Paper title: Out of the Shadows: Artificial Light in Ancient Egypt.
PhD (2014 – Present), University of Cambridge, Division of Archaeology
MA (2007 – 2009), University of Memphis, Tennessee, USA; Thesis – Let There Be Light: A Study of Natural and Artificial Light in New Kingdom Egypt
Meghan has been interested in artificial light in Ancient Egypt since her Masters research on the ‘torch ritual’ in the Ancient Egyptian funerary texts known as the Book of the Dead. Prior to beginning her PhD at Cambridge, she worked as a researcher, writer and photographer for the Ministry of Antiquities in Cairo and for the Luxor-based projects of the American Research Center in Egypt.
When discussing light in Ancient Egypt, the vast majority of scholarly attention is placed on the sun, a physical constant of the landscape and the primary source of illumination. The development of ideas on the significance of natural light in Ancient Egyptian culture is abundant, particularly in religious sources. Studies on artificial light, however, stand in stark contrast to the number of academic publications on natural light. F.W. Robins in The Story of the Lamp perhaps summarized the issue best in that “the one thing that seems shrouded in mysterious darkness is that of Egyptian methods of artificial lighting”(Robins, 1970, 44). This has formed a very lopsided view of lighting in Ancient Egypt, but creates the opportunity for a more comprehensive study on the significance of artificial light within the Egyptian cultural tradition.

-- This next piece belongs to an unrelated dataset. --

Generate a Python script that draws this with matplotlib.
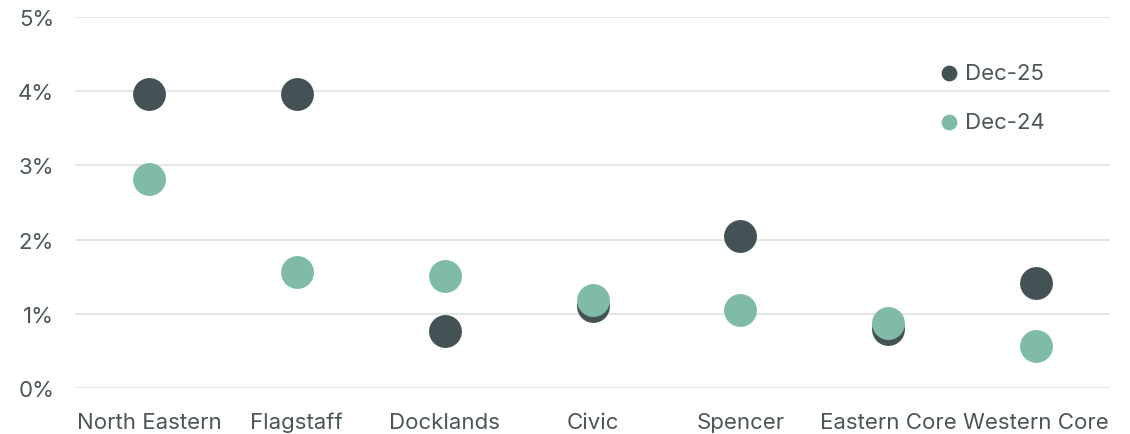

The objective of my research is to increase our understanding of the development, usage and social significance of artificial illumination in Ancient Egypt. This will expand on the minimal information about lighting technology in Ancient Egypt, as well as the transmission of Egyptian lighting methods across the Mediterranean. My paper will utilize archaeological and art historical sources to open a dialogue on the types of artificial lighting used in Ancient Egypt and the significance of this illumination to ritual space and enactment. This is an undeveloped topic in the field of Egyptology and one that could prove useful to the study of other ancient religions and rites.